BRIEF:
Starting at the first line of the listing below, repeat each line up to and including the one containing "import seaborn as sns". Leave out pictures.

--

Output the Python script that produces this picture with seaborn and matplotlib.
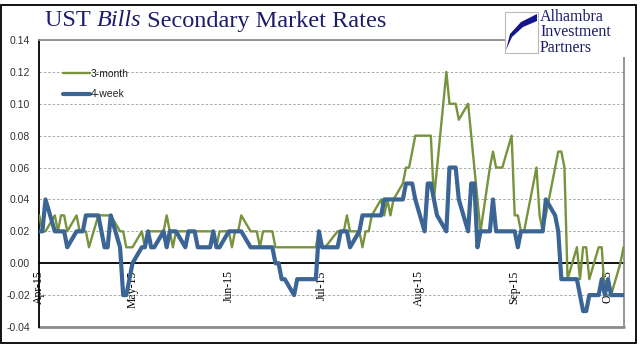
import numpy as np
import pandas as pd
import matplotlib
matplotlib.use("Agg")
import matplotlib.pyplot as plt
import matplotlib.dates as mdates
from matplotlib.patches import Rectangle, Polygon
import seaborn as sns

# ---- data: daily secondary-market rates, business days Apr 1 - Oct 6, 2015 ----
holidays = ["2015-05-25", "2015-07-03", "2015-09-07"]
dates = pd.bdate_range("2015-04-01", "2015-10-06", freq="C", holidays=holidays)

three_month = [
    # Apr
    0.03, 0.02, 0.02, 0.03, 0.02, 0.03, 0.03, 0.02, 0.03, 0.02, 0.02, 0.02, 0.01,
    0.03, 0.03, 0.03, 0.03, 0.03, 0.02, 0.02, 0.01, 0.01,
    # May
    0.01, 0.02, 0.01, 0.02, 0.02, 0.02, 0.02, 0.03, 0.02, 0.01, 0.02, 0.02, 0.02,
    0.02, 0.02, 0.02, 0.02, 0.02, 0.01, 0.02,
    # Jun
    0.02, 0.01, 0.02, 0.02, 0.03, 0.02, 0.02, 0.02, 0.01, 0.02, 0.02, 0.01, 0.01,
    0.01, 0.01, 0.01, 0.01, 0.01, 0.01, 0.01, 0.01, 0.02,
    # Jul
    0.01, 0.01, 0.02, 0.02, 0.02, 0.03, 0.02, 0.02, 0.01, 0.02, 0.02, 0.03, 0.04,
    0.03, 0.04, 0.03, 0.04, 0.05, 0.06, 0.06, 0.07, 0.08,
    # Aug
    0.08, 0.08, 0.08, 0.04, 0.06, 0.12, 0.10, 0.10, 0.10, 0.09, 0.10, 0.08, 0.06,
    0.04, 0.02, 0.06, 0.07, 0.06, 0.06, 0.06, 0.08,
    # Sep
    0.03, 0.03, 0.02, 0.02, 0.06, 0.03, 0.02, 0.03, 0.06, 0.07, 0.07, 0.06, -0.01,
    0.01, -0.01, 0.01, 0.01, -0.01, 0.01, 0.01, -0.02,
    # Oct
    -0.02, -0.02, 0.00, 0.01,
]

four_week = [
    # Apr
    0.02, 0.02, 0.04, 0.02, 0.02, 0.02, 0.02, 0.01, 0.02, 0.02, 0.02, 0.03, 0.03,
    0.03, 0.02, 0.01, 0.01, 0.03, 0.01, -0.02, -0.02, -0.01,
    # May
    0.00, 0.01, 0.01, 0.02, 0.01, 0.01, 0.02, 0.01, 0.02, 0.02, 0.02, 0.01, 0.02,
    0.02, 0.02, 0.01, 0.01, 0.02, 0.01, 0.01,
    # Jun
    0.02, 0.02, 0.02, 0.02, 0.02, 0.01, 0.01, 0.01, 0.01, 0.01, 0.01, 0.00, 0.00,
    -0.01, -0.01, -0.02, -0.01, -0.01, -0.01, -0.01, -0.01, 0.02,
    # Jul
    0.01, 0.01, 0.01, 0.02, 0.02, 0.02, 0.01, 0.02, 0.03, 0.03, 0.03, 0.03, 0.03,
    0.04, 0.04, 0.04, 0.04, 0.04, 0.05, 0.05, 0.05, 0.04,
    # Aug
    0.02, 0.05, 0.05, 0.04, 0.03, 0.02, 0.06, 0.06, 0.06, 0.04, 0.02, 0.05, 0.05,
    0.01, 0.02, 0.02, 0.04, 0.02, 0.02, 0.02, 0.02,
    # Sep
    0.02, 0.01, 0.02, 0.02, 0.02, 0.02, 0.02, 0.04, 0.03, 0.02, -0.01, -0.01, -0.01,
    -0.01, -0.02, -0.03, -0.03, -0.02, -0.02, -0.01, -0.02,
    # Oct
    -0.01, -0.02, -0.02, -0.02,
]

series_names = ["3-month", "4-week"]
y_ticks = [-0.04, -0.02, 0.00, 0.02, 0.04, 0.06, 0.08, 0.10, 0.12, 0.14]
title_parts = ["UST ", "Bills", " Secondary Market Rates"]
logo_lines = ["Alhambra", "Investment", "Partners"]

# ---- style ----
sns.set_style("white")
plt.rcParams["font.family"] = ["Liberation Sans", "DejaVu Sans"]
plt.rcParams["axes.unicode_minus"] = False

GREEN = "#77933C"
BLUE = "#3A6595"
NAVY = "#1C1C6B"
W, H = 644, 361

fig = plt.figure(figsize=(W / 100, H / 100), dpi=100)
fig.patch.set_facecolor("white")

def fx(px):
    return px / W

def fy(py):
    return 1 - py / H

# outer black frame
fig.patches.append(Rectangle((fx(1), fy(343)), fx(636) - fx(1), fy(5) - fy(343),
                             transform=fig.transFigure, fill=False,
                             edgecolor="black", lw=1.3, zorder=0))

ax = fig.add_axes([fx(38.5), fy(327), fx(623.5) - fx(38.5), fy(40) - fy(327)])
ax.set_facecolor("white")

df = pd.DataFrame({"date": dates, series_names[0]: three_month,
                   series_names[1]: four_week})
sns.lineplot(data=df, x="date", y=series_names[0], ax=ax, color=GREEN, lw=1.7,
             label=series_names[0], zorder=3)
sns.lineplot(data=df, x="date", y=series_names[1], ax=ax, color=BLUE, lw=3.0,
             label=series_names[1], zorder=4)

ax.set_xlim(dates[0] - pd.Timedelta(hours=6), dates[-1])
ax.set_ylim(-0.04, 0.14)
ax.set_xlabel("")
ax.set_ylabel("")

# y axis
ax.set_yticks(y_ticks)
ax.set_yticklabels([f"{v:.2f}" for v in y_ticks], fontsize=7.5, color="#333333")
ax.tick_params(axis="y", direction="out", length=4, width=0.8, color="black", pad=2)
ax.yaxis.grid(True, linestyle=(0, (2.5, 2)), lw=0.7, color="#a8a8a8")
ax.xaxis.grid(False)

# x axis crossing at zero
ax.spines["bottom"].set_position(("data", 0))
ax.spines["bottom"].set_color("black")
ax.spines["bottom"].set_linewidth(1.3)
ax.spines["bottom"].set_zorder(2)
ax.spines["left"].set_color("black")
ax.spines["left"].set_linewidth(1.3)
for s in ["top", "right"]:
    ax.spines[s].set_color("#8c8c8c")
    ax.spines[s].set_linewidth(1.3)
ax.axhline(-0.04, color="#8c8c8c", lw=2.0, clip_on=False, zorder=2)

ax.xaxis.set_major_locator(mdates.MonthLocator())
ax.xaxis.set_major_formatter(mdates.DateFormatter("%b-%y"))
ax.tick_params(axis="x", direction="out", length=4, width=0.8, color="black", pad=1)
for lab in ax.get_xticklabels():
    lab.set_rotation(90)
    lab.set_fontsize(8.5)
    lab.set_family(["Liberation Serif", "DejaVu Serif"])
    lab.set_color("black")
    lab.set_ha("center")
    lab.set_va("top")

# legend
leg = ax.legend(loc="upper left", bbox_to_anchor=((63 - 38.5) / 585, (327 - 69) / 287),
                frameon=False, fontsize=7.5, handlelength=2.6, handletextpad=0.1,
                labelspacing=1.0, borderpad=0, borderaxespad=0)
for t in leg.get_texts():
    t.set_color("#222222")

# title (mixed italic)
TFS = 17.5
x0 = 45
tx = fig.text(fx(x0), fy(21), title_parts[0], fontsize=TFS, color=NAVY,
              family=["Liberation Serif", "DejaVu Serif"], va="center", ha="left")
fig.canvas.draw()
r = fig.canvas.get_renderer()
bb = tx.get_window_extent(r)
t2 = fig.text(bb.x1 / W, fy(21), title_parts[1], fontsize=TFS, color=NAVY,
              family=["Liberation Serif", "DejaVu Serif"], style="italic",
              va="center", ha="left")
bb2 = t2.get_window_extent(r)
fig.text(bb2.x1 / W, fy(21), title_parts[2], fontsize=TFS, color=NAVY,
         family=["Liberation Serif", "DejaVu Serif"], va="center", ha="left")

# logo block (covers plot corner)
fig.patches.append(Rectangle((fx(511), fy(57)), fx(632) - fx(511), fy(8) - fy(57),
                             transform=fig.transFigure, facecolor="white",
                             edgecolor="none", zorder=5))
fig.patches.append(Rectangle((fx(505), fy(53)), fx(538) - fx(505), fy(12) - fy(53),
                             transform=fig.transFigure, facecolor="white",
                             edgecolor="#bbbbbb", lw=0.8, zorder=6))
sw = [(537, 14), (521, 22), (510, 34), (506, 50), (512, 37), (523, 27), (537, 21)]
fig.patches.append(Polygon([(fx(a), fy(b)) for a, b in sw], closed=True,
                           transform=fig.transFigure, facecolor="#14148c",
                           edgecolor="none", zorder=7))
for i, s in enumerate(logo_lines):
    fig.text(fx(540), fy(17 + 15.5 * i), s, fontsize=11.5, color=NAVY,
             family=["Liberation Serif", "DejaVu Serif"], va="center", ha="left",
             zorder=8)

fig.savefig("out.png", dpi=100, facecolor="white")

--

OUTPUT OF THE TASK:
Output the Python script that produces this picture with seaborn and matplotlib.
import numpy as np
import pandas as pd
import matplotlib
matplotlib.use("Agg")
import matplotlib.pyplot as plt
import matplotlib.dates as mdates
from matplotlib.patches import Rectangle, Polygon
import seaborn as sns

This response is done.